Directions for this task =
Pictures within the data are to be left out; everything else must be reproduced exactly.

******************************

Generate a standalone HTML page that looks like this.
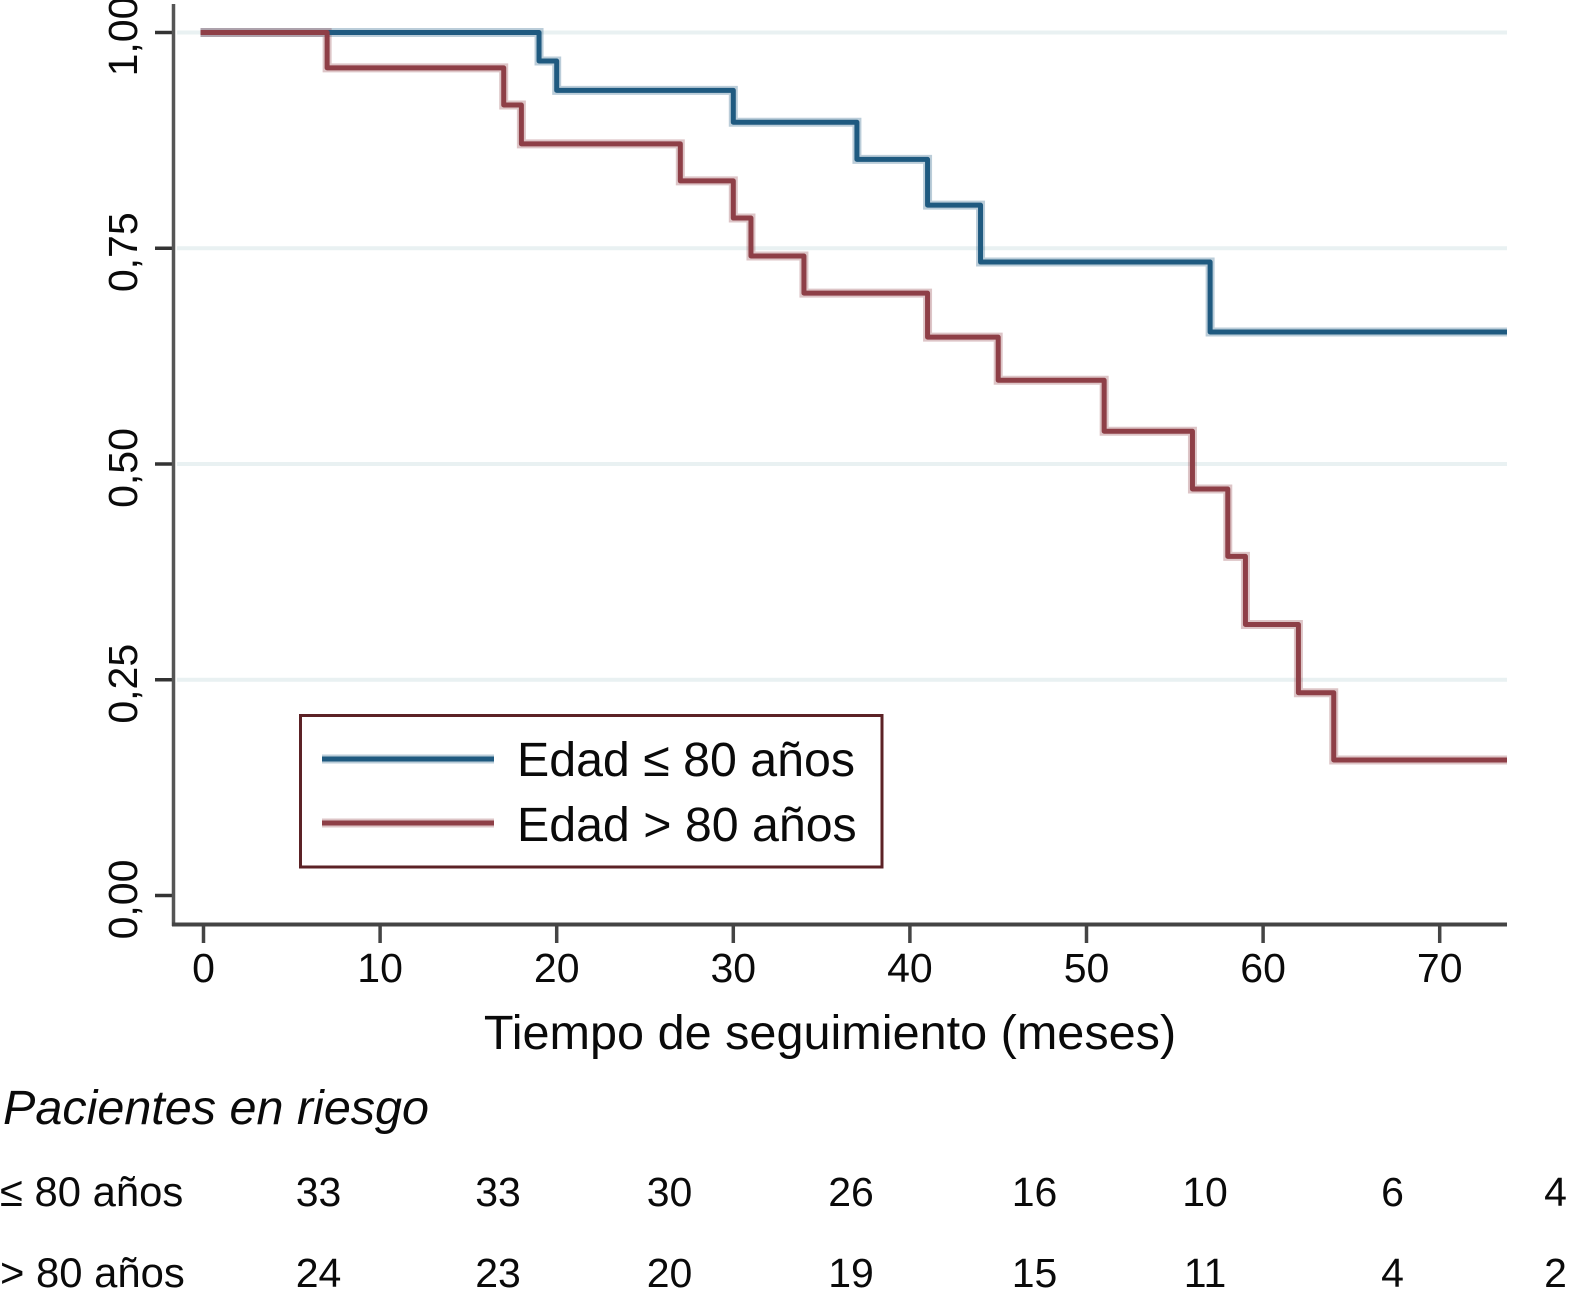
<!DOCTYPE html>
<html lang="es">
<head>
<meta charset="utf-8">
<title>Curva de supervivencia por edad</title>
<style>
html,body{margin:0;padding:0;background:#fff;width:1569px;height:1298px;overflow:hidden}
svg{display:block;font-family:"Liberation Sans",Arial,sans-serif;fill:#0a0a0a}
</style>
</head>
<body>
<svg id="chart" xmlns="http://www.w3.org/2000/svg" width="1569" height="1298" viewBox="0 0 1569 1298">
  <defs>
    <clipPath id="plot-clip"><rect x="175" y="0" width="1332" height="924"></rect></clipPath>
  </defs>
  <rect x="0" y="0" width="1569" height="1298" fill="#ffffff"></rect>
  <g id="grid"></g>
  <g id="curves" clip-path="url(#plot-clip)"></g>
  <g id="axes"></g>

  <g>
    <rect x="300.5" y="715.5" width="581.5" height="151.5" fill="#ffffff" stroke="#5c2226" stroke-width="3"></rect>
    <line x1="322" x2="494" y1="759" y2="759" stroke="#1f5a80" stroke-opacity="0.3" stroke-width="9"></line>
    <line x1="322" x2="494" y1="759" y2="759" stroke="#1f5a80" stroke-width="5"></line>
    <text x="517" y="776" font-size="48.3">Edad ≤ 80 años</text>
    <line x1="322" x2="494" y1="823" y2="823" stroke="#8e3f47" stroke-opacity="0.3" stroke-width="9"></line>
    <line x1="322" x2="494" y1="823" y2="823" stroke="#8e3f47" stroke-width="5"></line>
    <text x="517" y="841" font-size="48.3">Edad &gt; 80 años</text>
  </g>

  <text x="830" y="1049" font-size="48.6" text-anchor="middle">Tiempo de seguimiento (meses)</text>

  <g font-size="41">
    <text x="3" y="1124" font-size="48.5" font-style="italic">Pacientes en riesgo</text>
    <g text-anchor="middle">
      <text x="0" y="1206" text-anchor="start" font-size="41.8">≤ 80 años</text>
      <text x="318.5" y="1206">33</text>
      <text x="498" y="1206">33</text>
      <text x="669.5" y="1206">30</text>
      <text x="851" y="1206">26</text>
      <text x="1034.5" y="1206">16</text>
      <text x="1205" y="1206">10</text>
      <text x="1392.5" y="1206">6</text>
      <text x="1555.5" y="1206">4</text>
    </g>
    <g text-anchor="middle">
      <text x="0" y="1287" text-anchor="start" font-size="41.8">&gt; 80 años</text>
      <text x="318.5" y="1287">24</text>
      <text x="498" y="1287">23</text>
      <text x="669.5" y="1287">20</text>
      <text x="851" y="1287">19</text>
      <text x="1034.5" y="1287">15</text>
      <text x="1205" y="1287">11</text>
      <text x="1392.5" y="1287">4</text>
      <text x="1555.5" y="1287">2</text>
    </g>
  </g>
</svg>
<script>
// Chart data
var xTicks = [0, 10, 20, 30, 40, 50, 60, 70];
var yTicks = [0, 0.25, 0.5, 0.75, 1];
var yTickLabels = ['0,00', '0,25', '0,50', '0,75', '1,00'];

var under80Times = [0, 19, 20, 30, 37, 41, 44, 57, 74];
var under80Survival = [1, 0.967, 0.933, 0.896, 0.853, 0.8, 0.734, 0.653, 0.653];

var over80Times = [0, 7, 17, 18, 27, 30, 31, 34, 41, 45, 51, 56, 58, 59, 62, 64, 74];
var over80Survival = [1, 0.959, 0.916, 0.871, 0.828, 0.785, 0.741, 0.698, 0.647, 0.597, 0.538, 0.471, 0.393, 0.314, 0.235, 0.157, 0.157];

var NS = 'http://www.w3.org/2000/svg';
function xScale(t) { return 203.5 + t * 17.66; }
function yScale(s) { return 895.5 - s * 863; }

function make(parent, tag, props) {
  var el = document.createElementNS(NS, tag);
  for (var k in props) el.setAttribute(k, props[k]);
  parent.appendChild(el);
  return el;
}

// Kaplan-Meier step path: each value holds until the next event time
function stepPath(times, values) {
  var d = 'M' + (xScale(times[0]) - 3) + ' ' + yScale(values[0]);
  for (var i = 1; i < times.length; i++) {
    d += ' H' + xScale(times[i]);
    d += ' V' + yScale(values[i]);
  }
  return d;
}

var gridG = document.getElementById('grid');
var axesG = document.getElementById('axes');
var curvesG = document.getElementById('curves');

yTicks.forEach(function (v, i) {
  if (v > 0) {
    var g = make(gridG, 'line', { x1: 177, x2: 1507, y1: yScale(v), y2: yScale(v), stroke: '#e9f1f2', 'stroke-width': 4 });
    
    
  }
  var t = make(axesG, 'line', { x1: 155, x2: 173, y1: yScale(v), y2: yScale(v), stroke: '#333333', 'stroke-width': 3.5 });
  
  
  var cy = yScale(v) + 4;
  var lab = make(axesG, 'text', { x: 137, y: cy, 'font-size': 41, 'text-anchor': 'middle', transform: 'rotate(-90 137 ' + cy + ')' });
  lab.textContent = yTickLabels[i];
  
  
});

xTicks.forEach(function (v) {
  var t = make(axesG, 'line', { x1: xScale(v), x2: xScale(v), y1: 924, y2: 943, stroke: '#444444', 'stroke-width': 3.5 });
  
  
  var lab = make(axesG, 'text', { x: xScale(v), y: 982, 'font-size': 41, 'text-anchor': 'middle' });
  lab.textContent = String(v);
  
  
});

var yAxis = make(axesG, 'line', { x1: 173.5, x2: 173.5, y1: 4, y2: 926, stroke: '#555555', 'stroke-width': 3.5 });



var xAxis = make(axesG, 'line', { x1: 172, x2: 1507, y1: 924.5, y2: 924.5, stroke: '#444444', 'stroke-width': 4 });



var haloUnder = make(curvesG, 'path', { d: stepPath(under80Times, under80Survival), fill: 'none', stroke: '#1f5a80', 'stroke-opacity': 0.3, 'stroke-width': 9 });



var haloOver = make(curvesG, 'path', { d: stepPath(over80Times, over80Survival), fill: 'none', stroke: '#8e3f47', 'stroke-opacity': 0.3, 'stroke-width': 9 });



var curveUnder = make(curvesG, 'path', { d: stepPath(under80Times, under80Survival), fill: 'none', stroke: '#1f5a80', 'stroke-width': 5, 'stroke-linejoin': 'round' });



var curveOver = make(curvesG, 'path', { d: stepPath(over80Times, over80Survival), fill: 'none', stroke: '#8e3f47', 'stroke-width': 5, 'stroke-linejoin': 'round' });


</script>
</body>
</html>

******************************

Worked answer =
Generate a standalone HTML page that looks like this.
<!DOCTYPE html>
<html lang="es">
<head>
<meta charset="utf-8">
<title>Curva de supervivencia por edad</title>
<style>
html,body{margin:0;padding:0;background:#fff;width:1569px;height:1298px;overflow:hidden}
svg{display:block;font-family:"Liberation Sans",Arial,sans-serif;fill:#0a0a0a}
</style>
</head>
<body>
<svg id="chart" xmlns="http://www.w3.org/2000/svg" width="1569" height="1298" viewBox="0 0 1569 1298">
  <defs>
    <clipPath id="plot-clip"><rect x="175" y="0" width="1332" height="924"></rect></clipPath>
  </defs>
  <rect x="0" y="0" width="1569" height="1298" fill="#ffffff"></rect>
  <g id="grid"></g>
  <g id="curves" clip-path="url(#plot-clip)"></g>
  <g id="axes"></g>

  <g>
    <rect x="300.5" y="715.5" width="581.5" height="151.5" fill="#ffffff" stroke="#5c2226" stroke-width="3"></rect>
    <line x1="322" x2="494" y1="759" y2="759" stroke="#1f5a80" stroke-opacity="0.3" stroke-width="9"></line>
    <line x1="322" x2="494" y1="759" y2="759" stroke="#1f5a80" stroke-width="5"></line>
    <text x="517" y="776" font-size="48.3">Edad ≤ 80 años</text>
    <line x1="322" x2="494" y1="823" y2="823" stroke="#8e3f47" stroke-opacity="0.3" stroke-width="9"></line>
    <line x1="322" x2="494" y1="823" y2="823" stroke="#8e3f47" stroke-width="5"></line>
    <text x="517" y="841" font-size="48.3">Edad &gt; 80 años</text>
  </g>

  <text x="830" y="1049" font-size="48.6" text-anchor="middle">Tiempo de seguimiento (meses)</text>

  <g font-size="41">
    <text x="3" y="1124" font-size="48.5" font-style="italic">Pacientes en riesgo</text>
    <g text-anchor="middle">
      <text x="0" y="1206" text-anchor="start" font-size="41.8">≤ 80 años</text>
      <text x="318.5" y="1206">33</text>
      <text x="498" y="1206">33</text>
      <text x="669.5" y="1206">30</text>
      <text x="851" y="1206">26</text>
      <text x="1034.5" y="1206">16</text>
      <text x="1205" y="1206">10</text>
      <text x="1392.5" y="1206">6</text>
      <text x="1555.5" y="1206">4</text>
    </g>
    <g text-anchor="middle">
      <text x="0" y="1287" text-anchor="start" font-size="41.8">&gt; 80 años</text>
      <text x="318.5" y="1287">24</text>
      <text x="498" y="1287">23</text>
      <text x="669.5" y="1287">20</text>
      <text x="851" y="1287">19</text>
      <text x="1034.5" y="1287">15</text>
      <text x="1205" y="1287">11</text>
      <text x="1392.5" y="1287">4</text>
      <text x="1555.5" y="1287">2</text>
    </g>
  </g>
</svg>
<script>
// Chart data
var xTicks = [0, 10, 20, 30, 40, 50, 60, 70];
var yTicks = [0, 0.25, 0.5, 0.75, 1];
var yTickLabels = ['0,00', '0,25', '0,50', '0,75', '1,00'];

var under80Times = [0, 19, 20, 30, 37, 41, 44, 57, 74];
var under80Survival = [1, 0.967, 0.933, 0.896, 0.853, 0.8, 0.734, 0.653, 0.653];

var over80Times = [0, 7, 17, 18, 27, 30, 31, 34, 41, 45, 51, 56, 58, 59, 62, 64, 74];
var over80Survival = [1, 0.959, 0.916, 0.871, 0.828, 0.785, 0.741, 0.698, 0.647, 0.597, 0.538, 0.471, 0.393, 0.314, 0.235, 0.157, 0.157];

var NS = 'http://www.w3.org/2000/svg';
function xScale(t) { return 203.5 + t * 17.66; }
function yScale(s) { return 895.5 - s * 863; }

function make(parent, tag, props) {
  var el = document.createElementNS(NS, tag);
  for (var k in props) el.setAttribute(k, props[k]);
  parent.appendChild(el);
  return el;
}

// Kaplan-Meier step path: each value holds until the next event time
function stepPath(times, values) {
  var d = 'M' + (xScale(times[0]) - 3) + ' ' + yScale(values[0]);
  for (var i = 1; i < times.length; i++) {
    d += ' H' + xScale(times[i]);
    d += ' V' + yScale(values[i]);
  }
  return d;
}

var gridG = document.getElementById('grid');
var axesG = document.getElementById('axes');
var curvesG = document.getElementById('curves');

yTicks.forEach(function (v, i) {
  if (v > 0) {
    var g = make(gridG, 'line', { x1: 177, x2: 1507, y1: yScale(v), y2: yScale(v), stroke: '#e9f1f2', 'stroke-width': 4 });
    
    
  }
  var t = make(axesG, 'line', { x1: 155, x2: 173, y1: yScale(v), y2: yScale(v), stroke: '#333333', 'stroke-width': 3.5 });
  
  
  var cy = yScale(v) + 4;
  var lab = make(axesG, 'text', { x: 137, y: cy, 'font-size': 41, 'text-anchor': 'middle', transform: 'rotate(-90 137 ' + cy + ')' });
  lab.textContent = yTickLabels[i];
  
  
});

xTicks.forEach(function (v) {
  var t = make(axesG, 'line', { x1: xScale(v), x2: xScale(v), y1: 924, y2: 943, stroke: '#444444', 'stroke-width': 3.5 });
  
  
  var lab = make(axesG, 'text', { x: xScale(v), y: 982, 'font-size': 41, 'text-anchor': 'middle' });
  lab.textContent = String(v);
  
  
});

var yAxis = make(axesG, 'line', { x1: 173.5, x2: 173.5, y1: 4, y2: 926, stroke: '#555555', 'stroke-width': 3.5 });



var xAxis = make(axesG, 'line', { x1: 172, x2: 1507, y1: 924.5, y2: 924.5, stroke: '#444444', 'stroke-width': 4 });



var haloUnder = make(curvesG, 'path', { d: stepPath(under80Times, under80Survival), fill: 'none', stroke: '#1f5a80', 'stroke-opacity': 0.3, 'stroke-width': 9 });



var haloOver = make(curvesG, 'path', { d: stepPath(over80Times, over80Survival), fill: 'none', stroke: '#8e3f47', 'stroke-opacity': 0.3, 'stroke-width': 9 });



var curveUnder = make(curvesG, 'path', { d: stepPath(under80Times, under80Survival), fill: 'none', stroke: '#1f5a80', 'stroke-width': 5, 'stroke-linejoin': 'round' });



var curveOver = make(curvesG, 'path', { d: stepPath(over80Times, over80Survival), fill: 'none', stroke: '#8e3f47', 'stroke-width': 5, 'stroke-linejoin': 'round' });


</script>
</body>
</html>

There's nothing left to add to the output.